═════ Data segment

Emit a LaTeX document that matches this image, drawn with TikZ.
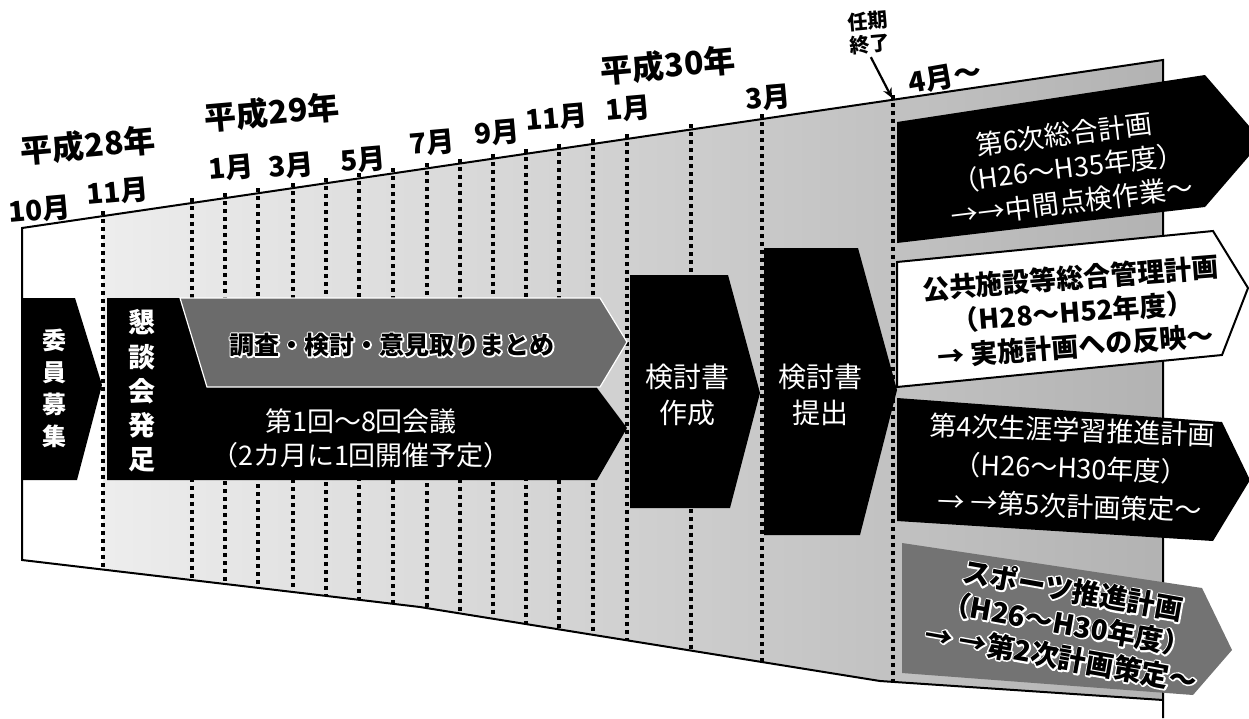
\documentclass[tikz,border=0pt]{standalone}
\usepackage{fontspec}
\newfontfamily\jp{Noto Sans CJK JP}
\usetikzlibrary{calc,arrows.meta}
\tikzset{
  yearlab/.style={font=\jp\bfseries\fontsize{32}{34}\selectfont, inner sep=0pt, rotate=5},
  monlab/.style={font=\jp\bfseries\fontsize{28}{30}\selectfont, inner sep=0pt, rotate=5},
  smalllab/.style={font=\jp\bfseries\fontsize{20}{23}\selectfont, inner sep=0pt, align=center, rotate=5},
  dotline/.style={line width=3.4pt, dash pattern=on 4pt off 4pt},
  frameline/.style={line width=2pt, line join=miter},
  blackshape/.style={fill=black},
  grayarrow/.style={fill=black!58, draw=white, line width=1.2pt},
  grayplan/.style={fill=black!55},
  whiteplan/.style={fill=white, draw=black, line width=2pt},
  vtext/.style={text=white, font=\jp\bfseries\fontsize{24}{32}\selectfont, align=center, inner sep=0pt},
  wtext/.style={text=white, font=\jp\fontsize{27}{34}\selectfont, align=center, inner sep=0pt},
  btext/.style={text=black, font=\jp\bfseries\fontsize{27}{34}\selectfont, align=center, inner sep=0pt},
  otext/.style={text=black, font=\jp\bfseries\fontsize{26}{34}\selectfont, align=center, inner sep=0pt},
}
% black glyphs with a white halo: a white stroked copy under the black text
\newcommand{\olt}[1]{\makebox[0pt][l]{\special{pdf:literal direct 1 1 1 RG 3 w 1 j 1 Tr}#1\special{pdf:literal direct 0 Tr 0 0 0 RG 1 w 0 j}}#1}
\begin{document}
\begin{tikzpicture}[x=1pt,y=-1pt]
\useasboundingbox (0,0) rectangle (1249,718);
\clip (0,0) rectangle (1249,718);
% ---- timeline band
\fill[white] (22,228) -- (1163,60) -- (1163,700) -- (880,681) -- (420,607) -- (22,560) -- cycle;
\begin{scope}
  \clip (22,228) -- (1163,60) -- (1163,700) -- (880,681) -- (420,607) -- (22,560) -- cycle;
  \shade[left color=black!7, right color=black!30] (103,0) rectangle (1163,720);
\end{scope}
\begin{scope}
  \clip (22,221) -- (1163,53) -- (1163,700) -- (880,681) -- (420,607) -- (22,560) -- cycle;
  \foreach \x in {103,192,225,258,293,326,359,393,427,460,493,526,559,593,627,691,762,893}{
    \pgfmathsetmacro\yt{223-0.14724*(\x-22)}
    \draw[dotline] (\x,\yt) -- (\x,720);
  }
\end{scope}
\draw[frameline] (22,228) -- (1163,60) -- (1163,718);
\draw[frameline] (1163,700) -- (880,681) -- (420,607) -- (22,560) -- (22,227);
% ---- left process arrows
\fill[blackshape] (22,298) -- (75,298) -- (102,385) -- (77,480) -- (22,480) -- cycle;
\node[vtext] (boshu) at (54,388) {委\\員\\募\\集};
\fill[blackshape] (107,298) -- (597,298) -- (597,388) -- (627,428) -- (597,480) -- (107,480) -- cycle;
\node[vtext, font=\jp\bfseries\fontsize{27}{34.25}\selectfont] (kondan) at (142,391) {懇\\談\\会\\発\\足};
\fill[grayarrow] (180,298) -- (600,298) -- (627,342) -- (600,387) -- (207,387) -- cycle;
\node[otext, font=\jp\bfseries\fontsize{25}{30}\selectfont] (chosa) at (392,345) {\olt{調査・検討・意見取りまとめ}};
\node[wtext] (kaigi) at (361,438) {第1回～8回会議\\（2カ月に1回開催予定）};
\fill[blackshape] (630,275) -- (728,275) -- (760,393) -- (730,508) -- (630,508) -- cycle;
\node[wtext, font=\jp\fontsize{28}{36}\selectfont] (sakusei) at (687,395) {検討書\\作成};
\fill[blackshape] (764,248) -- (858,248) -- (897,390) -- (860,535) -- (764,535) -- cycle;
\node[wtext, font=\jp\fontsize{28}{36}\selectfont] (teishutsu) at (820,395) {検討書\\提出};
% ---- right plans
\fill[blackshape] (897,122) -- (1205,75) -- (1262,141) -- (1205,207) -- (897,243) -- cycle;
\node[wtext, rotate=7] (plan1) at (1068,168) {第6次総合計画\\（H26～H35年度）\\→→中間点検作業～};
\filldraw[whiteplan] (897,262) -- (1213,231) -- (1248,288) -- (1222,355) -- (897,387) -- cycle;
\node[btext, rotate=4.5] (plan2) at (1073,312) {公共施設等総合管理計画\\（H28～H52年度）\\→ 実施計画への反映～};
\fill[blackshape] (897,398) -- (1222,422) -- (1250,480) -- (1213,541) -- (897,521) -- cycle;
\node[wtext, rotate=-2, font=\jp\fontsize{27}{38}\selectfont] (plan3) at (1071,468) {第4次生涯学習推進計画\\（H26～H30年度）\\→ →第5次計画策定～};
\fill[grayplan] (902,543) -- (1202,588) -- (1232,650) -- (1193,695) -- (902,673) -- cycle;
\node[otext, font=\jp\bfseries\fontsize{28}{34}\selectfont, rotate=-10] (plan4) at (1067,624) {\olt{スポーツ推進計画}\\\olt{（H26～H30年度）}\\\olt{→ →第2次計画策定～}};
% ---- labels
\node[yearlab] (h28) at (88,145) {平成28年};
\node[yearlab] (h29) at (272,112) {平成29年};
\node[yearlab] (h30) at (668,65) {平成30年};
\node[monlab] (m10) at (40,210) {10月};
\node[monlab] (m11) at (118,192) {11月};
\node[monlab] (m1a) at (231,168) {1月};
\node[monlab] (m3a) at (291,166) {3月};
\node[monlab] (m5) at (363,160) {5月};
\node[monlab] (m7) at (432,143) {7月};
\node[monlab] (m9) at (497,133) {9月};
\node[monlab] (m11b) at (557,118) {11月};
\node[monlab] (m1b) at (628,109) {1月};
\node[monlab] (m3b) at (768,98) {3月};
\node[monlab, rotate=5] (m4) at (945,77) {4月～};
\node[smalllab] (ninki) at (869,33) {任期\\終了};
\coordinate (arrE) at (892,98);
\draw[line width=2.2pt, -{Stealth[length=10pt,width=9pt]}] (ninki.south) ++(0,3) -- (arrE);
\end{tikzpicture}
\end{document}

══════════

Aim of the exercise. Copy the whole of the material above exactly, but not its images.

Full solution.
Emit a LaTeX document that matches this image, drawn with TikZ.
\documentclass[tikz,border=0pt]{standalone}
\usepackage{fontspec}
\newfontfamily\jp{Noto Sans CJK JP}
\usetikzlibrary{calc,arrows.meta}
\tikzset{
  yearlab/.style={font=\jp\bfseries\fontsize{32}{34}\selectfont, inner sep=0pt, rotate=5},
  monlab/.style={font=\jp\bfseries\fontsize{28}{30}\selectfont, inner sep=0pt, rotate=5},
  smalllab/.style={font=\jp\bfseries\fontsize{20}{23}\selectfont, inner sep=0pt, align=center, rotate=5},
  dotline/.style={line width=3.4pt, dash pattern=on 4pt off 4pt},
  frameline/.style={line width=2pt, line join=miter},
  blackshape/.style={fill=black},
  grayarrow/.style={fill=black!58, draw=white, line width=1.2pt},
  grayplan/.style={fill=black!55},
  whiteplan/.style={fill=white, draw=black, line width=2pt},
  vtext/.style={text=white, font=\jp\bfseries\fontsize{24}{32}\selectfont, align=center, inner sep=0pt},
  wtext/.style={text=white, font=\jp\fontsize{27}{34}\selectfont, align=center, inner sep=0pt},
  btext/.style={text=black, font=\jp\bfseries\fontsize{27}{34}\selectfont, align=center, inner sep=0pt},
  otext/.style={text=black, font=\jp\bfseries\fontsize{26}{34}\selectfont, align=center, inner sep=0pt},
}
% black glyphs with a white halo: a white stroked copy under the black text
\newcommand{\olt}[1]{\makebox[0pt][l]{\special{pdf:literal direct 1 1 1 RG 3 w 1 j 1 Tr}#1\special{pdf:literal direct 0 Tr 0 0 0 RG 1 w 0 j}}#1}
\begin{document}
\begin{tikzpicture}[x=1pt,y=-1pt]
\useasboundingbox (0,0) rectangle (1249,718);
\clip (0,0) rectangle (1249,718);
% ---- timeline band
\fill[white] (22,228) -- (1163,60) -- (1163,700) -- (880,681) -- (420,607) -- (22,560) -- cycle;
\begin{scope}
  \clip (22,228) -- (1163,60) -- (1163,700) -- (880,681) -- (420,607) -- (22,560) -- cycle;
  \shade[left color=black!7, right color=black!30] (103,0) rectangle (1163,720);
\end{scope}
\begin{scope}
  \clip (22,221) -- (1163,53) -- (1163,700) -- (880,681) -- (420,607) -- (22,560) -- cycle;
  \foreach \x in {103,192,225,258,293,326,359,393,427,460,493,526,559,593,627,691,762,893}{
    \pgfmathsetmacro\yt{223-0.14724*(\x-22)}
    \draw[dotline] (\x,\yt) -- (\x,720);
  }
\end{scope}
\draw[frameline] (22,228) -- (1163,60) -- (1163,718);
\draw[frameline] (1163,700) -- (880,681) -- (420,607) -- (22,560) -- (22,227);
% ---- left process arrows
\fill[blackshape] (22,298) -- (75,298) -- (102,385) -- (77,480) -- (22,480) -- cycle;
\node[vtext] (boshu) at (54,388) {委\\員\\募\\集};
\fill[blackshape] (107,298) -- (597,298) -- (597,388) -- (627,428) -- (597,480) -- (107,480) -- cycle;
\node[vtext, font=\jp\bfseries\fontsize{27}{34.25}\selectfont] (kondan) at (142,391) {懇\\談\\会\\発\\足};
\fill[grayarrow] (180,298) -- (600,298) -- (627,342) -- (600,387) -- (207,387) -- cycle;
\node[otext, font=\jp\bfseries\fontsize{25}{30}\selectfont] (chosa) at (392,345) {\olt{調査・検討・意見取りまとめ}};
\node[wtext] (kaigi) at (361,438) {第1回～8回会議\\（2カ月に1回開催予定）};
\fill[blackshape] (630,275) -- (728,275) -- (760,393) -- (730,508) -- (630,508) -- cycle;
\node[wtext, font=\jp\fontsize{28}{36}\selectfont] (sakusei) at (687,395) {検討書\\作成};
\fill[blackshape] (764,248) -- (858,248) -- (897,390) -- (860,535) -- (764,535) -- cycle;
\node[wtext, font=\jp\fontsize{28}{36}\selectfont] (teishutsu) at (820,395) {検討書\\提出};
% ---- right plans
\fill[blackshape] (897,122) -- (1205,75) -- (1262,141) -- (1205,207) -- (897,243) -- cycle;
\node[wtext, rotate=7] (plan1) at (1068,168) {第6次総合計画\\（H26～H35年度）\\→→中間点検作業～};
\filldraw[whiteplan] (897,262) -- (1213,231) -- (1248,288) -- (1222,355) -- (897,387) -- cycle;
\node[btext, rotate=4.5] (plan2) at (1073,312) {公共施設等総合管理計画\\（H28～H52年度）\\→ 実施計画への反映～};
\fill[blackshape] (897,398) -- (1222,422) -- (1250,480) -- (1213,541) -- (897,521) -- cycle;
\node[wtext, rotate=-2, font=\jp\fontsize{27}{38}\selectfont] (plan3) at (1071,468) {第4次生涯学習推進計画\\（H26～H30年度）\\→ →第5次計画策定～};
\fill[grayplan] (902,543) -- (1202,588) -- (1232,650) -- (1193,695) -- (902,673) -- cycle;
\node[otext, font=\jp\bfseries\fontsize{28}{34}\selectfont, rotate=-10] (plan4) at (1067,624) {\olt{スポーツ推進計画}\\\olt{（H26～H30年度）}\\\olt{→ →第2次計画策定～}};
% ---- labels
\node[yearlab] (h28) at (88,145) {平成28年};
\node[yearlab] (h29) at (272,112) {平成29年};
\node[yearlab] (h30) at (668,65) {平成30年};
\node[monlab] (m10) at (40,210) {10月};
\node[monlab] (m11) at (118,192) {11月};
\node[monlab] (m1a) at (231,168) {1月};
\node[monlab] (m3a) at (291,166) {3月};
\node[monlab] (m5) at (363,160) {5月};
\node[monlab] (m7) at (432,143) {7月};
\node[monlab] (m9) at (497,133) {9月};
\node[monlab] (m11b) at (557,118) {11月};
\node[monlab] (m1b) at (628,109) {1月};
\node[monlab] (m3b) at (768,98) {3月};
\node[monlab, rotate=5] (m4) at (945,77) {4月～};
\node[smalllab] (ninki) at (869,33) {任期\\終了};
\coordinate (arrE) at (892,98);
\draw[line width=2.2pt, -{Stealth[length=10pt,width=9pt]}] (ninki.south) ++(0,3) -- (arrE);
\end{tikzpicture}
\end{document}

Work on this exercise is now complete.